As the goats’ animal husbandry is fantastic, the unpasteurised milk poses no problems. By letting it naturally ferment he uses all the natural bacteria remaining present (usually killed by pasteurisation). This means he captures the true natural flavours of his land - the only thing he adds to his cheese that he doesn’t make himself is salt. However, it also means the cheese varies vastly in taste, flavour and texture; the production and affinage must be altered accordingly.

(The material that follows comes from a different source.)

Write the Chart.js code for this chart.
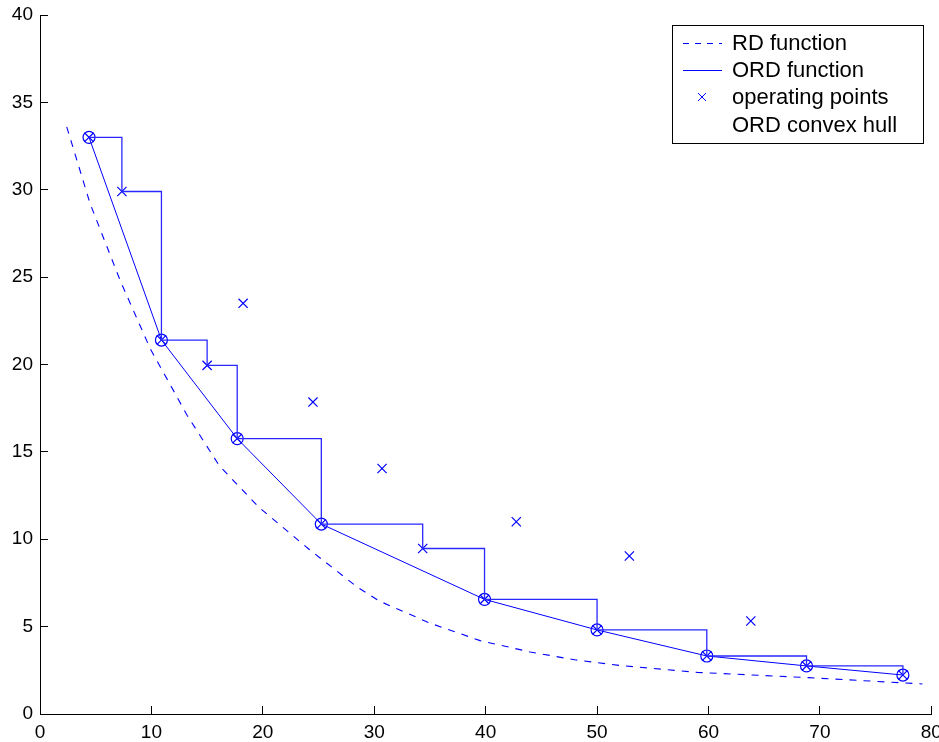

We had two buckets of goat milk from the same day’s milking - for some reason (Yves answer to my query was a Gallic shrug) one had formed a hard curd and the other much softer. So we carefully scooped the hard curd to form a base in the mould followed by a topping of soft. Yesterday’s cheeses were un-moulded, flipped, and salted; with a flick of the wrist that was best left to professional (when I tried, I managed to cover everything in the room with salt!)

While the moulds drained we took a break: a piece of fresh cheese wrapped in a salad leaf, so simple, so delectable! Over the next 2 hours continuous topping up of the cheese moulds took place, as they drained. After that our work was done, ready to start all over again the next morning.